MARTHA THOMASES: What Would Women Worldkillers Wear?
This is not the biggest problem in the world. It’s not the biggest problem in the world of entertainment. It’s not even the worst problem in comics.
But it bugs me. And I have this space every week, and I plan to use it to raise your ire as well.
The new issue of Supergirl out this week (#7) features a new team of adversaries for the Maid of Steel. They are the Worldkillers, four creatures taken as embryos from different worlds, then grown on Krypton, enhanced with terrible, world killing abilities.
They are shown to be four very different species. One is humans, one catlike, one like a dog or bear, and one that appears to be some kind of lizard. All are female.
Because they are all female, when they are grown and fight Supergirl they wear scanty little costumes. These costumes show off their breasts. Even the dog’s, who, rather refreshingly, doesn’t seem to have any.
The lizard, however, does. Her name is Perrilus (which confused me, since the -us ending in Latin means the noun is masculine) and she wears some kind of corset which pushes up her breasts.
Breasts are used by mammals to feed their young, who are born live. Lizards are reptiles, cold-blooded creatures who lay eggs and don’t nurse their offspring. There is no reason for Perrilus to have breasts.
I suppose that the Kryptonians could have given her breasts as part of her enhancements, along with her ability to “generate viruses,” but if that’s the case, we are never shown their use in combat.

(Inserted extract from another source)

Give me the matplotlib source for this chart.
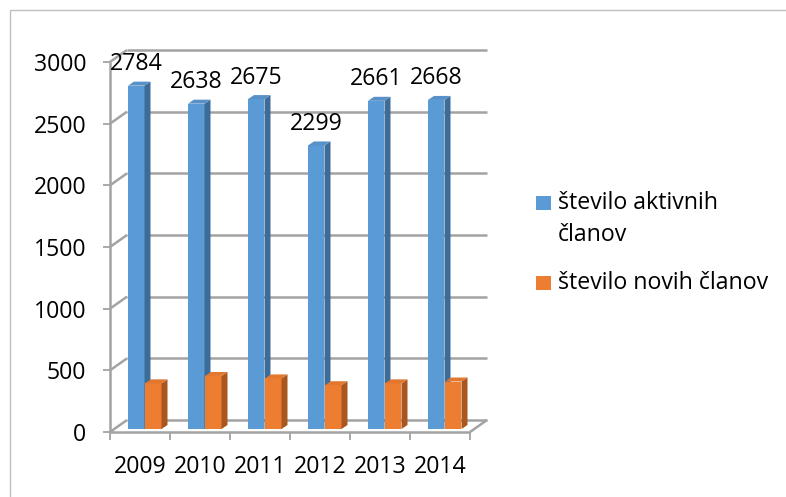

And maybe she is flat-chested and, like so many high-fashion models and drag queens, has learned how to use the plastic pads, affectionately known as “chicken cutlets,” to push up the tissue in her chestal area to resemble breasts. Again, if this is the case, we are offered no explanation,
Perhaps these breasts are to distract the enemy. They certainly distracted the letterer, who, on page 10, twice refers to the gang as “Wordkillers.”
As Mindy Newell said a few weeks ago, a lot of women got into comics as girls because we enjoyed the Supergirl stories. She was powerful but not threatening, someone we could want to be like. Someone we could believe would like us. DC wastes a real opportunity when they don’t use a title like this to attract a new generation of young girls to superhero comics.
I’m not saying that tits on a lizard is a deal-killer for girl readers. I’m not sure anybody but me (and now, I hope, you) would notice. But in a week when Katniss Everdean flexes her smarts and her abilities with a bow and arrow in The Hunger Games, it seems like even DC Comics would realize they have to be a little bit smarter to attract that kind of audience.